The inverse problem for confined aquifer flow: Identification and estimation with extensions

Abstract

The contributions of this work are twofold. First, a methodology for estimating the elements of parameter matrices in the governing equation of flow in a confined aquifer is developed. The estimation techniques for the distributed‐parameter inverse problem pertain to linear least squares and generalized least squares methods. The linear relationship among the known heads and unknown parameters of the flow equation provides the background for developing criteria for determining the identifiability status of unknown parameters. Under conditions of exact or overidentification it is possible to develop statistically consistent parameter estimators and their asymptotic distributions. The estimation techniques, namely, two‐stage least squares and three stage least squares, are applied to a specific groundwater inverse problem and compared between themselves and with an ordinary least squares estimator. The three‐stage estimator provides the closer approximation to the actual parameter values, but it also shows relatively large standard errors as compared to the ordinary and two‐stage estimators. The estimation techniques provide the parameter matrices required to simulate the unsteady groundwater flow equation. Second, a nonlinear maximum likelihood estimation approach to the inverse problem is presented.
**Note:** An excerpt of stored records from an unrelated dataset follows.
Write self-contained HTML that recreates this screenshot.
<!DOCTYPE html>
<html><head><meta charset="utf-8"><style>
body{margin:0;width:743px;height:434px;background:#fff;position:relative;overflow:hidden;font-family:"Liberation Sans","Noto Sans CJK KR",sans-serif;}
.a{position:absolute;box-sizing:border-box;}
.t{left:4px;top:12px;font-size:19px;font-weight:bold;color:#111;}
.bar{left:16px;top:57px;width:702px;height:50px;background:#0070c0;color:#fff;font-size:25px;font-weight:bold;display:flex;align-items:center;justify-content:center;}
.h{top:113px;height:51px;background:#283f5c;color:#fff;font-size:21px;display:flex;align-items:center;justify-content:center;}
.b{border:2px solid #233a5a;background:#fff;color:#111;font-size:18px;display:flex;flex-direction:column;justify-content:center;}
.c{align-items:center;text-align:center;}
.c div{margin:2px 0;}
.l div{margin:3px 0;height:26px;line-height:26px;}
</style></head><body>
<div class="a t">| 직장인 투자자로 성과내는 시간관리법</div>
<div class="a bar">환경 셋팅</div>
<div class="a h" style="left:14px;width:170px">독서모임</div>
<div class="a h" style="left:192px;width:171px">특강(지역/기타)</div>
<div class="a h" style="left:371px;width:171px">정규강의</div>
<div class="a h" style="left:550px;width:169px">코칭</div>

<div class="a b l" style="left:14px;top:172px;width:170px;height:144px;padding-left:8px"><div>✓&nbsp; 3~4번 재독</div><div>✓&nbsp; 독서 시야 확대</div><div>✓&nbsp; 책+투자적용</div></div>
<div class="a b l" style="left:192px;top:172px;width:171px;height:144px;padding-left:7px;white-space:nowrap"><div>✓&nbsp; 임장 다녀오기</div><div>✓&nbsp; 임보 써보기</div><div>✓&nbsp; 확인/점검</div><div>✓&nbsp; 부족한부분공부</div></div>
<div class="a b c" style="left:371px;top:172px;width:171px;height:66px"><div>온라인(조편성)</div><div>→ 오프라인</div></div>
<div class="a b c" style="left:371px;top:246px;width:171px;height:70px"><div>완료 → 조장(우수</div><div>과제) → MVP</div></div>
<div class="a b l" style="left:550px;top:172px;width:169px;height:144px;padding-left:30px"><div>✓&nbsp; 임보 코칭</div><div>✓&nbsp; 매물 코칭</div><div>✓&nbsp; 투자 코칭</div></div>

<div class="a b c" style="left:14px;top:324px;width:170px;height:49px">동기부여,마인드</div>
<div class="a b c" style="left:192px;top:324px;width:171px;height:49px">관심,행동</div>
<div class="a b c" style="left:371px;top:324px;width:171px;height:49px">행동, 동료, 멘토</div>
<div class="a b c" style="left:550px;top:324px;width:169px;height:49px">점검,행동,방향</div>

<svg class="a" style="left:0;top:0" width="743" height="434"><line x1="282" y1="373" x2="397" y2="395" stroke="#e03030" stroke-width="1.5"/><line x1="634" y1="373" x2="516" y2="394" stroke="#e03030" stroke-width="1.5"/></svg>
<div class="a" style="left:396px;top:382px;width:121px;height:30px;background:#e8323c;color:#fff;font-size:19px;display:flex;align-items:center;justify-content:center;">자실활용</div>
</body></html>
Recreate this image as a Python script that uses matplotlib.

The statistical properties of maximum likelihood estimators are derived, and a procedure to construct confidence intervals and do hypothesis testing is given. The relative merits of the linear and maximum likelihood estimators are analyzed. Other topics relevant to the identification and estimation methodologies, i.e., a continuous‐time solution to the flow equation, coping with noise‐corrupted head measurements, and extension of the developed theory to nonlinear cases are also discussed. A simulation study is used to evaluate the methods developed in this study.